Just letting rates rise high enough to attract more and more of the world’s savings might work for a while, but not without crushing the stock and housing markets. Or the Fed could step in and buy enough bonds to lower rates, rekindling inflation and depressing real returns on bonds… [end quote]

It’s impossible to say if or when this scenario would turn nasty.

The Fed has already bought a massive amount of Treasury debt without increasing consumer inflation. The fiat money went into other assets (e.g. bonds, stocks, real estate). It was the fiscal stimulus during the Covid era that went into consumer pockets at the same time as supply chain interruptions which caused inflation.



Stop using interest rates and start using taxes to cool the economy from inflation and simultaneously curbing deficit.

And put the tax cutters in an ever shrinking iron maiden box…

david fb


David FB,

It wont help. Hiking taxes or raising rates wont help.

We just have to wait for our and Mexico’s factories to put a deflationary force in the global economy with economies of scale.

There is no other solution.

Hiking rates is not causing this crisis. Prices of RE have gone too high. The rationales might sound good but that does not mean prices have to be high. Supply and demand at lower prices with a lack of supply is just as rational. The outstanding loans are killing it. Greed at the wrong time.

It is years too early to hike taxes much. Hiking taxes much later in the cycle will be necessary. Doing it now means more inflation when pressure gets taxes lowered later on.

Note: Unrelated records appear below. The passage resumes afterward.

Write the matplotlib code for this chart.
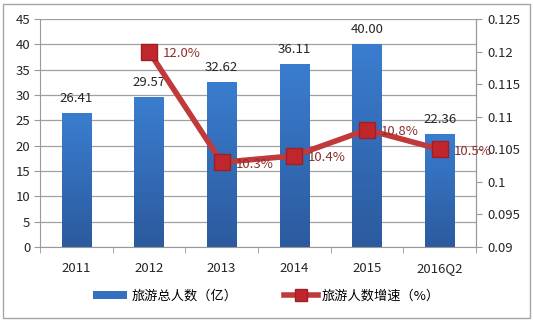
import matplotlib
matplotlib.use("Agg")
import matplotlib.pyplot as plt
import numpy as np
from matplotlib.patches import Rectangle
from matplotlib.lines import Line2D
from matplotlib.colors import LinearSegmentedColormap

plt.rcParams["font.family"] = ["Noto Sans CJK SC", "DejaVu Sans"]

# ── data ─────────────────────────────────────────────────────────────────────
years = ["2011", "2012", "2013", "2014", "2015", "2016Q2"]
tourists = [26.41, 29.57, 32.62, 36.11, 40.00, 22.36]          # 亿人次
growth = [np.nan, 0.120, 0.103, 0.104, 0.108, 0.105]           # 增速
growth_labels = ["", "12.0%", "10.3%", "10.4%", "10.8%", "10.5%"]
left_ticks = [0, 5, 10, 15, 20, 25, 30, 35, 40, 45]
right_ticks = [0.09, 0.095, 0.1, 0.105, 0.11, 0.115, 0.12, 0.125]
right_ticklabels = ["0.09", "0.095", "0.1", "0.105", "0.11", "0.115", "0.12", "0.125"]

W, H = 533, 322
fs = 9.5
fig = plt.figure(figsize=(W / 100, H / 100), dpi=100)
fig.patch.set_facecolor("white")
fig.patches.append(Rectangle((3 / W, 4 / H), 527 / W, 314 / H, transform=fig.transFigure,
                             fill=False, edgecolor="#a6a6a6", linewidth=1.0))

ax = fig.add_axes([40 / W, 1 - 247 / H, 436 / W, 228 / H])
x = np.arange(len(years))
bw = 0.40

# bars with a vertical blue gradient
bars = ax.bar(x, tourists, width=bw, color="#3570c0", zorder=2)
grad = LinearSegmentedColormap.from_list("bar", ["#2c5a9e", "#3a7dcf"])
for b in bars:
    x0, y0 = b.get_x(), b.get_y()
    im = ax.imshow(np.linspace(0, 1, 100).reshape(-1, 1), cmap=grad, origin="lower",
                   extent=[x0, x0 + b.get_width(), y0, y0 + b.get_height()],
                   aspect="auto", zorder=2)
    im.set_clip_path(b)
for xi, v in zip(x, tourists):
    ax.text(xi, v + 1.6, f"{v:.2f}", ha="center", va="bottom", fontsize=fs, color="#262626")

ax.set_xlim(-0.5, len(years) - 0.5)
ax.set_ylim(0, 45)
ax.set_yticks(left_ticks)
ax.set_yticklabels([str(t) for t in left_ticks], fontsize=fs, color="#262626")
ax.set_xticks(x)
ax.set_xticklabels(years, fontsize=fs, color="#262626")
ax.set_xticks(np.arange(-0.5, len(years), 1.0), minor=True)
ax.tick_params(axis="x", which="major", length=0, pad=11)
ax.tick_params(axis="x", which="minor", length=4, color="#999999")
ax.tick_params(axis="y", length=4, color="#999999", pad=3)
ax.grid(axis="y", color="#a0a0a0", linewidth=0.9, zorder=0)
ax.set_axisbelow(True)
ax.spines["top"].set_visible(False)
for s in ["left", "bottom", "right"]:
    ax.spines[s].set_color("#999999")

# growth rate on the secondary axis
ax2 = ax.twinx()
ax2.set_ylim(0.09, 0.125)
ax2.set_yticks(right_ticks)
ax2.set_yticklabels(right_ticklabels, fontsize=fs, color="#262626")
ax2.tick_params(axis="y", length=4, color="#999999", pad=4)
for s in ["top", "left", "bottom"]:
    ax2.spines[s].set_visible(False)
ax2.spines["right"].set_color("#999999")
ax2.plot(x, growth, color="#c0393b", linewidth=4, marker="s", markersize=12,
         markerfacecolor="#c0272d", markeredgecolor="#a01f24", zorder=3)
for xi, v, lab in zip(x, growth, growth_labels):
    if lab:
        ax2.text(xi + 0.19, v - 0.0003, lab, ha="left", va="center", fontsize=fs, color="#8b3030")

handles = [
    Rectangle((0, 0), 1, 1, facecolor="#3570c0"),
    Line2D([0], [0], color="#c0393b", linewidth=4, marker="s", markersize=9,
           markerfacecolor="#c0272d", markeredgecolor="#a01f24"),
]
fig.legend(handles, ["旅游总人数（亿）", "旅游人数增速（%）"], loc="center",
           bbox_to_anchor=(0.5, 1 - 296 / H), ncol=2, frameon=False, fontsize=fs,
           handlelength=2.6, handleheight=0.6, columnspacing=3.5, handletextpad=0.3)

fig.savefig("out.png", dpi=100)
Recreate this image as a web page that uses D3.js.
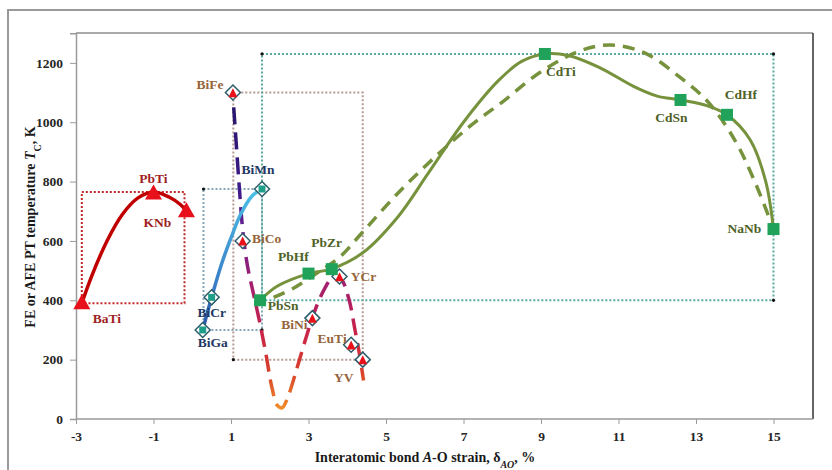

Another way of seeing it. Since 1981 we have been giving up earning much as a nation. Marginally less output in real terms for at least two decades but I do not have the facts in front of me. We are not pulling our weight because of supply side econ. Until we pull our weight we have to pay, there will be inflation.

Another reality the inflation is a down payment on the factories. No one wants to pay that but it has to be paid.


No disagreement, and you misread both my target and timescale through no fault of your own. Let me restate more clearly.

  1. USAian national politics is in trouble (some states and localities are just fine thank you), becoming ever more absurd and debilitated partly because Congress is increasingly doing idiot media appeal circus acts rather than its main jobs, crucially including setting national economic policy by budgeting and taxing, The crucial signal is for Congress to engage and cooperate with the Executive and the Federal Reserve Bank in establishing a coherent economic strategy and to impement it through its crucial exclusive powers to tax and spend. We need a sane tax policy, and looking at the consequences of policy over the last decades raising taxes on the wealthiest (the original purpose of the Income Tax Constitutional amendment) is an obvious task to undertake, The Congress has failed in its duties forcing the Fed to make too requent and costly use of monetary policy.

  2. A majority of the members of Congress almost certainly are committed to relatively sweet and easy policies towards wealthy persons and institutions (across a spectrum of policies including taxation) and are paid to have that position by the wealthy and powerful, known and in the shadows.

Time to end that era or the Demand Side Era will die in the crib.

david fb


Counter cyclical economics matter here.

The wealthy own the press on both sides of all of it. They sway opinions. If we raise taxes there is pressure successfully to lower them. We create a time table.

Besides higher taxes wont slow inflation much. Later in the cycle they will by reducing borrowing. Much later in the cycle as we near the end of the demand side period again. Talking over 15 years from now going into 40 years from now.

If we raise taxes we get a recession which blocks the factory buildout.

I am for all boats rising. That includes the wealthy. If we set the wealthy boats on fire yeah the US will succeed at first. The next crop of wealthy will burn the house down later taking taxes down as inflation rises some 15 years out to 30 years old. It would cut short our demand side period. Like it did last time.

I am not as socialist as some would think. I am practical capitalist and a practical socialist. I do not see the man as a pig.